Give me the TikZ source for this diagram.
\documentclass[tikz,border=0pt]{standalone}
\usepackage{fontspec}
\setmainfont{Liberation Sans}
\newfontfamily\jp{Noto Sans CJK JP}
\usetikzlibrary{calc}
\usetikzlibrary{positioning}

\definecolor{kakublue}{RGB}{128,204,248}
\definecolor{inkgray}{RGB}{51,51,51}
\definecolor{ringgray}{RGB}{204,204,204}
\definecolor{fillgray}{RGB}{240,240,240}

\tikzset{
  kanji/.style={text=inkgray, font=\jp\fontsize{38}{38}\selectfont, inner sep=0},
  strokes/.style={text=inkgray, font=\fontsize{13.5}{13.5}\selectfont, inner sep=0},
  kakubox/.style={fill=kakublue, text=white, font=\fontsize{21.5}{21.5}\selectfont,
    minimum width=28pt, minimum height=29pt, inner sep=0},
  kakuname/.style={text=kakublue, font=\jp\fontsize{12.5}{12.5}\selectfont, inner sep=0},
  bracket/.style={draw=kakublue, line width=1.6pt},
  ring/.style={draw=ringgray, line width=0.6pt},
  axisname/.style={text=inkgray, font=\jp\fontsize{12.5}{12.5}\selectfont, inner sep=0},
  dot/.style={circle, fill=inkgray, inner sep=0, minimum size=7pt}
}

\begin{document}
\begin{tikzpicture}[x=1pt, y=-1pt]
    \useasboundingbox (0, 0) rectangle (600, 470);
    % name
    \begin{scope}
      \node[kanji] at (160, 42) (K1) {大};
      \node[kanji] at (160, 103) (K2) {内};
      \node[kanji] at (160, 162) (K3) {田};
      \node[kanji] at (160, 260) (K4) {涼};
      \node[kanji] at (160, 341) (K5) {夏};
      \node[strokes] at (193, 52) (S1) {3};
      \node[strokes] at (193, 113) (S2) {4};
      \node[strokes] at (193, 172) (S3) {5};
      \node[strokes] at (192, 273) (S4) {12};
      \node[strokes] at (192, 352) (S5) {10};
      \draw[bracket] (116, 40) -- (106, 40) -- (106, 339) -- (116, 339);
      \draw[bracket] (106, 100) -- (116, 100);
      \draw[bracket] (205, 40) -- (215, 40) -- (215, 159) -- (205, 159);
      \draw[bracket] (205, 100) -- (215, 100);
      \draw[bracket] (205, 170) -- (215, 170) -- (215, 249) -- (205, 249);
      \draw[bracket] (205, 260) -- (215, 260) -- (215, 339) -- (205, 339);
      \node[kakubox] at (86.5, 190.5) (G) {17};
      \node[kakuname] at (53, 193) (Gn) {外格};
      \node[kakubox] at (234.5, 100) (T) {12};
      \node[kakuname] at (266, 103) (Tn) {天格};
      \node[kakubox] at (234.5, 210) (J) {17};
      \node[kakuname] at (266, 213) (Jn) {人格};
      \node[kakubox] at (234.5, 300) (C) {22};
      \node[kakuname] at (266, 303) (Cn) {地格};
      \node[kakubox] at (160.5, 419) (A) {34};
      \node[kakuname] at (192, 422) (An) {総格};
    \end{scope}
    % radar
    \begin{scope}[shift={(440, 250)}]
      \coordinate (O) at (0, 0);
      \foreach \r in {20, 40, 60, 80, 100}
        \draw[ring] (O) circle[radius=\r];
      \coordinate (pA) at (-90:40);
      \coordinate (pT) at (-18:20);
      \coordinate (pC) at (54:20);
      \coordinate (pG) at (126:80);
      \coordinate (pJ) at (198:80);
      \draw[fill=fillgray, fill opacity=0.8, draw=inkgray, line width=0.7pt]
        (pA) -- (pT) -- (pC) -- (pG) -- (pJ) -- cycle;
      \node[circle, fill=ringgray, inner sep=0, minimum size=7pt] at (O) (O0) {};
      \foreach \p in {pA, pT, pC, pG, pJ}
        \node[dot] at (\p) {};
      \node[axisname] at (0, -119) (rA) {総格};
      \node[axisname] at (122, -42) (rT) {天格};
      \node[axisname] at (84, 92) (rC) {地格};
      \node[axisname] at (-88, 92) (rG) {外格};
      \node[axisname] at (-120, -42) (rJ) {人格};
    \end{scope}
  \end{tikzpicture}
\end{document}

= = = = = = =

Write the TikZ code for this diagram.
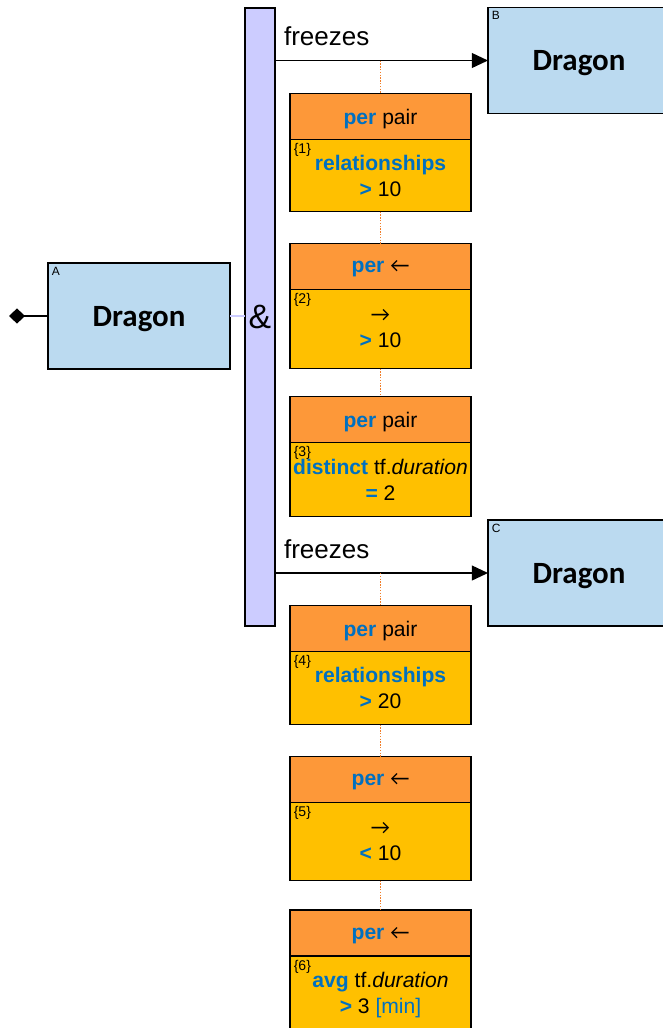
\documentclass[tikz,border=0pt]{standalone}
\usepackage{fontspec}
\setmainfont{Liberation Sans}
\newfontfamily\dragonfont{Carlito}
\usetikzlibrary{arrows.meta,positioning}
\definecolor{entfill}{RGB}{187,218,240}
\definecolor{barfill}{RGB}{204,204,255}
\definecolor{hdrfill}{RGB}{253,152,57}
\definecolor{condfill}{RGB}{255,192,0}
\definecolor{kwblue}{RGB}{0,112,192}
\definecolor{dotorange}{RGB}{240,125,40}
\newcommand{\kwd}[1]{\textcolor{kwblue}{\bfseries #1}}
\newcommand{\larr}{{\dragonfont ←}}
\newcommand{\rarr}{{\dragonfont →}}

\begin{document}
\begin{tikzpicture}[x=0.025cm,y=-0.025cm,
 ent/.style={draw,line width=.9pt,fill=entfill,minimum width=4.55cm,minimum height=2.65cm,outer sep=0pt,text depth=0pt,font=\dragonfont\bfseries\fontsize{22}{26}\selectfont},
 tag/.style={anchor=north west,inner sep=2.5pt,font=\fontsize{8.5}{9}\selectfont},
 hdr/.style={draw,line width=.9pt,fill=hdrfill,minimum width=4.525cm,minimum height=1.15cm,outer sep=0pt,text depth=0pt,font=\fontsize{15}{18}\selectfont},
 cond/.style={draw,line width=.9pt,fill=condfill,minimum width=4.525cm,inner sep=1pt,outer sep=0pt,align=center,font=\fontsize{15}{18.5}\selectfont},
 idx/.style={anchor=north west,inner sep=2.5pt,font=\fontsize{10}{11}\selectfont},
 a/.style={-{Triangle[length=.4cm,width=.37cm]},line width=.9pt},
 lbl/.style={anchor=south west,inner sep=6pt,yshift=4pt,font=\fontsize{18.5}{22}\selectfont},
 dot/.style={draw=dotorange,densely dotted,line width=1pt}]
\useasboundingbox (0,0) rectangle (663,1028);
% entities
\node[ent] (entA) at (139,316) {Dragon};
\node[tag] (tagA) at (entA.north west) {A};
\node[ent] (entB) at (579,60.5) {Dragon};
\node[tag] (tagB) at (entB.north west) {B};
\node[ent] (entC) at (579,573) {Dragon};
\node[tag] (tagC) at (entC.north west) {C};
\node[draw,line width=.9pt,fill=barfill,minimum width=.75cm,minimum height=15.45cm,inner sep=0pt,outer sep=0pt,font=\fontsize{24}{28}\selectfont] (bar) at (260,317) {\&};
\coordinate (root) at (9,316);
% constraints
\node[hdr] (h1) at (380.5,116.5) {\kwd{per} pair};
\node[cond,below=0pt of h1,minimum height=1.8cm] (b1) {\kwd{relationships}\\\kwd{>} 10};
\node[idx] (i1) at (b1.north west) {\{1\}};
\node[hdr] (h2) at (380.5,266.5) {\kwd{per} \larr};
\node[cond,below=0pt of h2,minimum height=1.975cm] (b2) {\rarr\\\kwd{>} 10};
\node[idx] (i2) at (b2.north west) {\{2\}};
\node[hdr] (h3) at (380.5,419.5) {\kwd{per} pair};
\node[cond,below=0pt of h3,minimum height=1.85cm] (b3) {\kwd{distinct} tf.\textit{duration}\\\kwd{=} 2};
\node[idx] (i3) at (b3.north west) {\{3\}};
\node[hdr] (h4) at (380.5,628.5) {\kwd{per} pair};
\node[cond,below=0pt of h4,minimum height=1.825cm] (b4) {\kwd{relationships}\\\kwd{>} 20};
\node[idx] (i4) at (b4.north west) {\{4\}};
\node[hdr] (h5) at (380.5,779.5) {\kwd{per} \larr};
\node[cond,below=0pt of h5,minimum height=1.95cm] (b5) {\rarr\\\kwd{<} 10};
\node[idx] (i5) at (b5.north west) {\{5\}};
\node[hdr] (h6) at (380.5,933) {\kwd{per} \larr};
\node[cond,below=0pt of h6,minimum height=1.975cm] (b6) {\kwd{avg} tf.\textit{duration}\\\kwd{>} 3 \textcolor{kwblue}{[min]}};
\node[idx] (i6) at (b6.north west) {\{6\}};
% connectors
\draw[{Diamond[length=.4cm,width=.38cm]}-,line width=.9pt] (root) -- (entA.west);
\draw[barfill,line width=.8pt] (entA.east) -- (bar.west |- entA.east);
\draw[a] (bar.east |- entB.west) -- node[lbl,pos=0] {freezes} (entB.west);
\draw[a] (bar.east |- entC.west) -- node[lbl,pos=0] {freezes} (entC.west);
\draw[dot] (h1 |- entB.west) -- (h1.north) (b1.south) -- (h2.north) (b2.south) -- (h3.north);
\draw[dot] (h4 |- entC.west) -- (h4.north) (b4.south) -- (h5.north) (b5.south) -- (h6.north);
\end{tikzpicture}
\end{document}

= = = = = = =

__WHAT IS EXPECTED__
State the number of lines in these entries that include the string "this". Provide nothing beyond that number.

__TASK OUTPUT__
2